Wallace’s short stint with the Knicks, and his NBA career, is over as the 15-year basketball O.G. retired after playing just 21games with New York. Nagging effects from a stress fracture in his left foot led to his exit.

To most cats watching ball, Sheed was the ultimate “ghetto” antagonist. The metal lunchbox and hard–hat guy, who is also one of few 7-footers in league history—not named Dirk Nowitzki—to possess such a versatile and multi-faceted offensive game. He was a throwback player, with an old-school approach in a modern era.

When the average street cat got his first dose of Wallace, Sheed immediately became one of his favorite players. Wallace was rugged. He lived to mix it up and talk junk. He was defiant, and his corn rolls and nappy fro had him looking more like a dude that lost all of his money in a craps game, than the fourth overall pick in the ‘95 NBA draft.

Regardless of where he played, his Philly roots always accented his presence. Sheed once responded to a question about his on-court overzealousness with this justification:

“I’m not going to start the game by cracking a cat in the skull if I don't get elbowed first.”   

Typical Sheed.

The University of North Carolina product finished his career with averages of 14.4 points and almost 7 boards a game. His immense talent was often overshadowed by his volatile nature, aggressive play and adversarial relationship with refs. Most of them were intimidated by Wallace and couldn’t wait to chuck him from the court, as evidenced by Wallace being the all-time leader in technical fouls with 304.

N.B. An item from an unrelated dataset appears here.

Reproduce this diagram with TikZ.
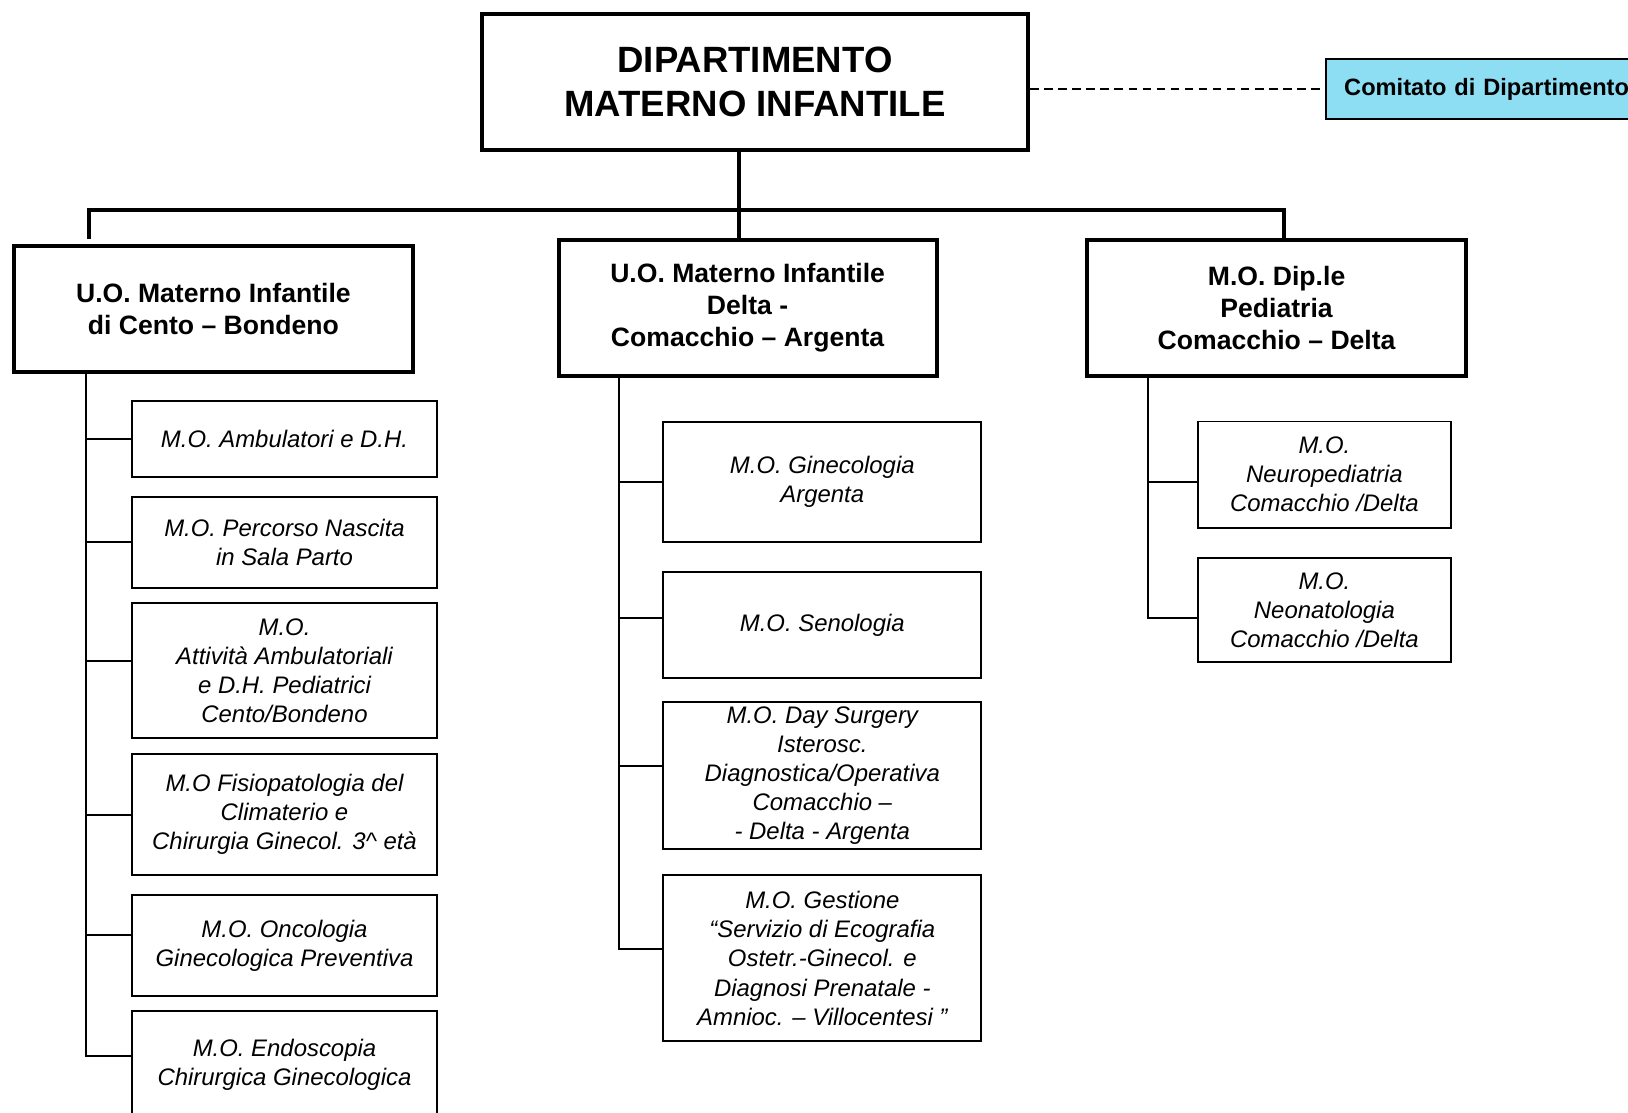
\documentclass[tikz,border=0pt]{standalone}
\usepackage{fontspec}
\setmainfont{Liberation Sans}
\usepackage{tikz}
\definecolor{comblue}{RGB}{141,221,243}

\begin{document}
\begin{tikzpicture}[x=0.025cm,y=-0.025cm,line join=miter]
\tikzstyle{dipbox}=[draw=black,line width=2.9pt,align=center,
  minimum width=13.65cm,minimum height=3.42cm,
  font=\bfseries\fontsize{26}{31.7}\selectfont]
\tikzstyle{combox}=[draw=black,fill=comblue,line width=1.1pt,anchor=west,
  align=left,text width=9cm,inner xsep=0.46cm,minimum height=1.5cm,
  font=\bfseries\fontsize{16.8}{20}\selectfont]
\tikzstyle{uobox}=[draw=black,line width=2.9pt,align=center,
  font=\bfseries\fontsize{18.9}{22.9}\selectfont]
\tikzstyle{mobox}=[draw=black,line width=1.4pt,align=center,
  font=\itshape\fontsize{17}{20.7}\selectfont]
\tikzstyle{bar}=[line width=2.9pt]
\tikzstyle{link}=[line width=1.5pt]
\useasboundingbox (0,0) rectangle (1628,1112);

\node[dipbox] (dip) at (755,82) {DIPARTIMENTO\\MATERNO INFANTILE};
\node[combox] (com) at (1325,89) {Comitato di Dipartimento};

\node[uobox,minimum width=9.99cm,minimum height=3.14cm] (cento) at (213.4,308.9)
  {U.O. Materno Infantile\\di Cento -- Bondeno};
\node[uobox,minimum width=9.45cm,minimum height=3.4cm] (delta) at (747.6,307.9)
  {U.O. Materno Infantile\\Delta -\\Comacchio -- Argenta};
\node[uobox,minimum width=9.475cm,minimum height=3.4cm] (ped) at (1276.6,307.9)
  {M.O. Dip.le\\Pediatria\\Comacchio -- Delta};

% Cento - Bondeno
\node[mobox,minimum width=7.63cm,minimum height=1.9cm] (c1) at (284.5,438.7)
  {M.O. Ambulatori e D.H.};
\node[mobox,minimum width=7.63cm,minimum height=2.26cm] (c2) at (284.5,542.5)
  {M.O. Percorso Nascita\\in Sala Parto};
\node[mobox,minimum width=7.63cm,minimum height=3.37cm] (c3) at (284.5,670.7)
  {M.O.\\Attività Ambulatoriali\\e D.H. Pediatrici\\Cento/Bondeno};
\node[mobox,minimum width=7.63cm,minimum height=3.04cm] (c4) at (284.5,814.6)
  {M.O Fisiopatologia del\\Climaterio e\\Chirurgia Ginecol. 3\textasciicircum{} età};
\node[mobox,minimum width=7.63cm,minimum height=2.52cm] (c5) at (284.5,945.4)
  {M.O. Oncologia\\Ginecologica Preventiva};
\node[mobox,minimum width=7.63cm,minimum height=2.68cm] (c6) at (284.5,1065)
  {M.O. Endoscopia\\Chirurgica Ginecologica};

% Delta - Comacchio - Argenta
\node[mobox,minimum width=7.94cm,minimum height=3.01cm] (d1) at (822.3,481.8)
  {M.O. Ginecologia\\Argenta};
\node[mobox,minimum width=7.94cm,minimum height=2.65cm] (d2) at (822.3,625)
  {M.O. Senologia};
\node[mobox,minimum width=7.94cm,minimum height=3.63cm] (d3) at (822.3,775.6)
  {M.O. Day Surgery\\Isterosc.\\Diagnostica/Operativa\\Comacchio --\\- Delta - Argenta};
\node[mobox,minimum width=7.94cm,minimum height=4.15cm] (d4) at (822.3,958.4)
  {M.O. Gestione\\“Servizio di Ecografia\\Ostetr.-Ginecol. e\\Diagnosi Prenatale -\\Amnioc. -- Villocentesi ”};

% Pediatria
\node[mobox,minimum width=6.31cm,minimum height=2.65cm] (p1) at (1324.4,474.5)
  {M.O.\\Neuropediatria\\Comacchio /Delta};
\node[mobox,minimum width=6.31cm,minimum height=2.62cm] (p2) at (1324.4,610)
  {M.O.\\Neonatologia\\Comacchio /Delta};

\coordinate (j) at (739.3,209.7);
\coordinate (bl) at (89.3,209.7);
\coordinate (br) at (1284.4,209.7);
\coordinate (tc) at (86.2,371.7);
\coordinate (td) at (618.8,375.9);
\coordinate (tp) at (1148.4,375.9);

\draw[dashed,line width=1pt,dash pattern=on 6pt off 4pt] (dip.east |- com.west) -- (com.west);
\draw[bar] (dip.south -| j) -- (delta.north -| j);
\draw[bar] ([yshift=3.5pt]cento.north -| bl) -- (bl) -- (br) -- (ped.north -| br);

\draw[link] (tc) |- (c1.west);
\draw[link] (tc) |- ([yshift=0.6pt]c2.west);
\draw[link] (tc) |- ([yshift=6.6pt]c3.west);
\draw[link] (tc) |- (c4.west);
\draw[link] (tc) |- ([yshift=7.7pt]c5.west);
\draw[link] (tc) |- ([yshift=6.4pt]c6.west);

\draw[link] (td) |- (d1.west);
\draw[link] (td) |- ([yshift=5.1pt]d2.west);
\draw[link] (td) |- ([yshift=6.6pt]d3.west);
\draw[link] (td) |- ([yshift=6.7pt]d4.west);

\draw[link] (tp) |- ([yshift=-5.2pt]p1.west);
\draw[link] (tp) |- ([yshift=-5.5pt]p2.west);

\end{tikzpicture}
\end{document}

A true character of the game, Sheed was a major cog on a Piston’s team that won the ‘04 NBA Championship over a seemingly invincible Lakers team. When he was motivated, Sheed was a matchup nightmare for any forward. He swatted shots, had deft shooting range and was the emotional leader for each of the NBA teams (Washington, Portland, Detroit, Boston, Knicks) he played on.